Extract all lines that hold "this" from the records below.

## start

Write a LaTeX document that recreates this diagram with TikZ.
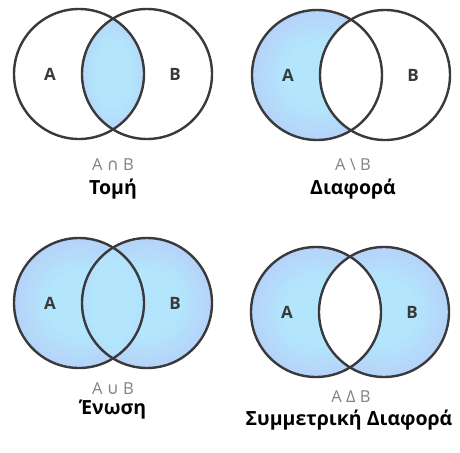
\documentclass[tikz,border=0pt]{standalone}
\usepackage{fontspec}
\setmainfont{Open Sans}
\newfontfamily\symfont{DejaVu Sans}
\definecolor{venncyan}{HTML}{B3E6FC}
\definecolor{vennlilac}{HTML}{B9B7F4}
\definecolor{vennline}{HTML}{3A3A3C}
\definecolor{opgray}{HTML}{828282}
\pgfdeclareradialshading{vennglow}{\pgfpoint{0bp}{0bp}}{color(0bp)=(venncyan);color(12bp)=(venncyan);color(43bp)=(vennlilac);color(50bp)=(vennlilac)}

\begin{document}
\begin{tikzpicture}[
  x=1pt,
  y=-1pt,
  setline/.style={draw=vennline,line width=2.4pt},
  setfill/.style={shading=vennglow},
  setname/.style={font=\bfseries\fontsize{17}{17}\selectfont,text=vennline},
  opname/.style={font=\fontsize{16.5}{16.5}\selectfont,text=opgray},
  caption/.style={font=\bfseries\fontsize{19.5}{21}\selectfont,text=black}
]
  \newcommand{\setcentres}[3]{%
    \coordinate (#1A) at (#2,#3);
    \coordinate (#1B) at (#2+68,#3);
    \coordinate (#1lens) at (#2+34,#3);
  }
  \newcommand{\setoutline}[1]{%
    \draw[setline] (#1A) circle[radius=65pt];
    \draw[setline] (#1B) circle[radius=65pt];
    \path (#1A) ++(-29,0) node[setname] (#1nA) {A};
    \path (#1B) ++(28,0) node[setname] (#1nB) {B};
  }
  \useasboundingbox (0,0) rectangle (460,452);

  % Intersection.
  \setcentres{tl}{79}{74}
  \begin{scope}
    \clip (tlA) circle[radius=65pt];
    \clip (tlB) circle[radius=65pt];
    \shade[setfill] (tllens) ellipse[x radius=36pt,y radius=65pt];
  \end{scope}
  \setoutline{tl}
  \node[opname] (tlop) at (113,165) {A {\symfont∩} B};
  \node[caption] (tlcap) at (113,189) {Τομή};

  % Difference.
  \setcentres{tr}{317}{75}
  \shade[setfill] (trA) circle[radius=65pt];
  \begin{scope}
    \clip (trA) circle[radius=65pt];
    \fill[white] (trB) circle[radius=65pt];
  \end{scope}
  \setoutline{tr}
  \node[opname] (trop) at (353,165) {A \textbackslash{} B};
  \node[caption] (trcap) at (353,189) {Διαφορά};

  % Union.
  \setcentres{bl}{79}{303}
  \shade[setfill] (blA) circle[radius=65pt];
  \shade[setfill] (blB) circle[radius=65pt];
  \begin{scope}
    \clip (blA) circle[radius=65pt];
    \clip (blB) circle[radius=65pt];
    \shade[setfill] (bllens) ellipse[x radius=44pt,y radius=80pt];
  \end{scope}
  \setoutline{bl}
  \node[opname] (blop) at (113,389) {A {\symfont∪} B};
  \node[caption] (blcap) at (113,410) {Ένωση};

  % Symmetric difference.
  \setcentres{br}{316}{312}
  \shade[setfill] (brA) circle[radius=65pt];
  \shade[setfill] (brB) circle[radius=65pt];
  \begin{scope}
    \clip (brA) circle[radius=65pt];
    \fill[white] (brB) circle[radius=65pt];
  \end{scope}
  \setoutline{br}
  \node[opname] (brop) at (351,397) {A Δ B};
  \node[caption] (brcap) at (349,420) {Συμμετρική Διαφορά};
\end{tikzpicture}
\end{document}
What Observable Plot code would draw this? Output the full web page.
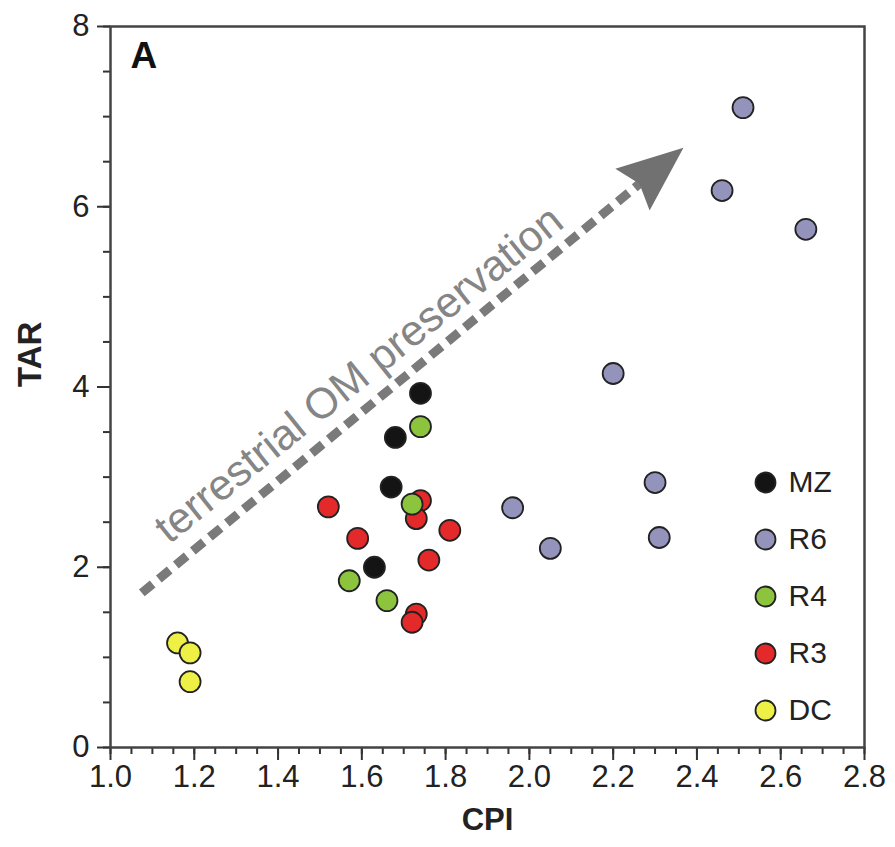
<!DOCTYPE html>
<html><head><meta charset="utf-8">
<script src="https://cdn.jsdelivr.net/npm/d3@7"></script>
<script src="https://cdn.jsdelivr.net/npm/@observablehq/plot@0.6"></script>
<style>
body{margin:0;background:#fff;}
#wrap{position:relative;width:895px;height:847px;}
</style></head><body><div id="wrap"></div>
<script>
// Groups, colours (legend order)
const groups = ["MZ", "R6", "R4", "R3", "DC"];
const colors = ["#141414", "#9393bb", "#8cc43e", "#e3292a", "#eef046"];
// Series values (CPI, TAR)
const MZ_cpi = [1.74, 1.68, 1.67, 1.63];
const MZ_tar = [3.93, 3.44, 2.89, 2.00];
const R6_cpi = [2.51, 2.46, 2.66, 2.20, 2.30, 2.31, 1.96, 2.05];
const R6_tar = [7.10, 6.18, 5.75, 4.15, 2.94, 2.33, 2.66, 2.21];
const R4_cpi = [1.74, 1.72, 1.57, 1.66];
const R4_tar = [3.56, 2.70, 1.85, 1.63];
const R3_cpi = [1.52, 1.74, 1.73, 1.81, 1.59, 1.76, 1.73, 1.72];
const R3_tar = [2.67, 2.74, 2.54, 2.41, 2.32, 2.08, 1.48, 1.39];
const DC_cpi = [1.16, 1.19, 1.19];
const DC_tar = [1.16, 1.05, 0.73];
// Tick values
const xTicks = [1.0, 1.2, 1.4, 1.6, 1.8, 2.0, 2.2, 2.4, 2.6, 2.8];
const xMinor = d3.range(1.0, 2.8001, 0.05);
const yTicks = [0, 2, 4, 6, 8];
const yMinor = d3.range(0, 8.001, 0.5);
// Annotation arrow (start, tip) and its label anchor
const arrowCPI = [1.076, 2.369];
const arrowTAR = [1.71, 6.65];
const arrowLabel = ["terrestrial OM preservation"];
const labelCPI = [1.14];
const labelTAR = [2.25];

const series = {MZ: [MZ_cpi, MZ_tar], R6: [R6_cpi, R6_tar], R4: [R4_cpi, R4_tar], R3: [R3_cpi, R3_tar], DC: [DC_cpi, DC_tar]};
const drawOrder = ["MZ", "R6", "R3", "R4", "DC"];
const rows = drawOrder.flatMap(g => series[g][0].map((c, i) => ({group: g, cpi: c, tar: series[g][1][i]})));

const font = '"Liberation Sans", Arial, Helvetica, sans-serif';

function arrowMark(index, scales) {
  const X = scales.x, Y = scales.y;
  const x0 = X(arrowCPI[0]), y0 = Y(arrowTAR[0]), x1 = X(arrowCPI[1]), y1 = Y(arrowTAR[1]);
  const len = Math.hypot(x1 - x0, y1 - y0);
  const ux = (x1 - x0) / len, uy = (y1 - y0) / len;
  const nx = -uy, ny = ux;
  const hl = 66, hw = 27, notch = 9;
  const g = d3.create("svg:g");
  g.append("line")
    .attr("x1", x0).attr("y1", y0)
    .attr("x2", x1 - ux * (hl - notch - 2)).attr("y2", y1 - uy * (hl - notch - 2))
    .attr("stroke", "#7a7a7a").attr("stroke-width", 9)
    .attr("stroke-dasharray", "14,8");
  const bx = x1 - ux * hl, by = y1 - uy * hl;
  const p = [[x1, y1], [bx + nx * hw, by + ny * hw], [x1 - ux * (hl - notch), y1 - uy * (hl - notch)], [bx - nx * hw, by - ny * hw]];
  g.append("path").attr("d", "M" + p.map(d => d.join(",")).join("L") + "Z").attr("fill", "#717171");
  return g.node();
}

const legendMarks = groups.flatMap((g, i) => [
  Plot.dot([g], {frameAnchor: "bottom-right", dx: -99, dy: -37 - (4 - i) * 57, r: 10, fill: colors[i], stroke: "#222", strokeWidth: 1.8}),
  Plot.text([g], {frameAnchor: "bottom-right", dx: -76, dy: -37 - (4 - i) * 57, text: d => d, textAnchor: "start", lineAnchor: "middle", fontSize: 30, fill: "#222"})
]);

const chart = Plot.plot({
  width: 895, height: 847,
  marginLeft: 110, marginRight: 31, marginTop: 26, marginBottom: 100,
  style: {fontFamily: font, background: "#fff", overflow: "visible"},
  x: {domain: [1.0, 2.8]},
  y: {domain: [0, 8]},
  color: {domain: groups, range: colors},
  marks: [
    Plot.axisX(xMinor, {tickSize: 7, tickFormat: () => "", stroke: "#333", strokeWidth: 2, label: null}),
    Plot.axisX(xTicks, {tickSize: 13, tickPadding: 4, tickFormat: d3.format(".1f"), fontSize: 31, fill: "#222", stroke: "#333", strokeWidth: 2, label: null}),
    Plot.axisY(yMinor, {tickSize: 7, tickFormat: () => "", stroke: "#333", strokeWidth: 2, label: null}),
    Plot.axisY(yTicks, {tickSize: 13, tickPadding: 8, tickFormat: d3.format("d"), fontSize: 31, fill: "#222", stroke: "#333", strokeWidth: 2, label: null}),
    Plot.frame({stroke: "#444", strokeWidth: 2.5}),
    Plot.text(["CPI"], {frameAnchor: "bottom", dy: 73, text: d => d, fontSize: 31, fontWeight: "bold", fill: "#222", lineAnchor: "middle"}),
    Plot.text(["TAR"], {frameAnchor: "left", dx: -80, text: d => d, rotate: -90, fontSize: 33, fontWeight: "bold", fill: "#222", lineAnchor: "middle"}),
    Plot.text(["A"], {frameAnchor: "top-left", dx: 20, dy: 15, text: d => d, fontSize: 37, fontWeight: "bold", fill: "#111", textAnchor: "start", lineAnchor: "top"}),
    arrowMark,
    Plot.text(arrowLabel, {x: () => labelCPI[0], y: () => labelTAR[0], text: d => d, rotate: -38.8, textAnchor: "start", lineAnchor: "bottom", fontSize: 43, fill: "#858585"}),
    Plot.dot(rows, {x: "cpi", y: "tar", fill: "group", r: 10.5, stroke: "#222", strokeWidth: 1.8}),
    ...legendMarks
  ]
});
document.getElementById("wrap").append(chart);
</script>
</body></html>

## end

Response>
Write a LaTeX document that recreates this diagram with TikZ.
What Observable Plot code would draw this? Output the full web page.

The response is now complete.